India's tour of Australia could've been rated an abject failure so far if it hadn't been for one player - Virat Kohli.
Kohli has grown in stature on the tour, rising above the batting failures, non-athletic fielding and magnanimous bowling of some of his more experienced team-mates to
gradually stamp his authority on the international game. Until this series, he was accepted as a fine short form player but it has been his improvement in the Test match arena that has stamped him as an integral part of India's way forward.
There were signs in a first innings of 23 at the SCG that he was starting to come to grips with Test cricket in general and Australian conditions in particular. They were small steps but compared with what was happening with the rest of the team, it was at least a miner's lamp at the end of an otherwise dark tunnel. This small offering was followed by a good double at the WACA, where a second innings century beckoned until his team-mates imploded and left him last out, flailing away in a vain attempt to reach three figures with only the No. 11 for support.
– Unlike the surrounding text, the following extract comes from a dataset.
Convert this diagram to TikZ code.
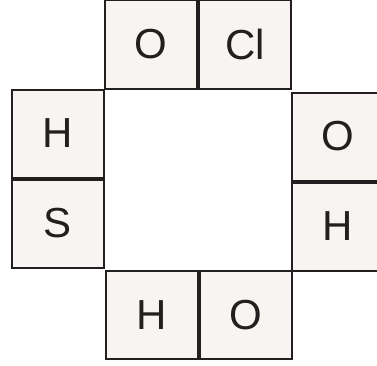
\documentclass[tikz,border=0pt]{standalone}
\usepackage{fontspec}
\setmainfont{Liberation Sans}
\usetikzlibrary{positioning}

\definecolor{ink}{HTML}{231F20}
\definecolor{paper}{HTML}{F7F4F2}

\begin{document}
\begin{tikzpicture}[x=1pt, y=1pt,
    atom/.style={rectangle, draw=ink, fill=paper, line width=2pt,
      minimum width=92pt, minimum height=88pt, inner sep=0pt,
      text=ink, font=\fontsize{42}{50}\selectfont}]

  \useasboundingbox (0,0) rectangle (377,365);

  % top pair
  \node[atom] (o1) at (151,320.5) {O};
  \node[atom, right=0pt of o1] (cl) {Cl};

  % left pair
  \node[atom] (h1) at (57.5,231.5) {H};
  \node[atom, below=0pt of h1] (s) {S};

  % right pair
  \node[atom] (o2) at (338,228.5) {O};
  \node[atom, below=0pt of o2] (h2) {H};

  % bottom pair
  \node[atom] (h3) at (151.5,50) {H};
  \node[atom, right=0pt of h3] (o3) {O};

\end{tikzpicture}
\end{document}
Kohli showed by scoring a century in his very next innings at the Adelaide Oval that he felt he belonged at this level and nothing, not even team-mates' ineptitude, was going to derail his appointment with destiny.
Hurdles to cross
Despite his natural gifts, which include exquisite timing and abundant confidence, there are still some hurdles to overcome before he reaches the elite status. Not the least of these obstacles is his impetuosity. Twice in recent innings, once in a Test and again in an ODI, he needlessly ran himself out.
Both Rohit Sharma and Suresh Raina are very talented but they need to take a leaf out of Kohli’s book on determination to succeed.
Rohit has already squandered a couple of opportunities to impress and a lazy, leaden-footed square cut at the WACA smacked of a young player wanting to take the easy road to success. The selectors need to share some of the blame, as Rohit should've been elevated to the Test arena sooner and sometimes a player can recede when he stays at a lower level too long.
Raina has flattered to deceive but his dismissal at the WACA was inconsiderate. Slogging a ball straight down an outfielder's throat — when the situation cried out for him to preserve his wicket, isn’t designed to make selectors think kindly of a player when he's in a bad trot. Both Raina and Rohit need to pull their socks up if they want to join Kohli in being part of an Indian cricket revival.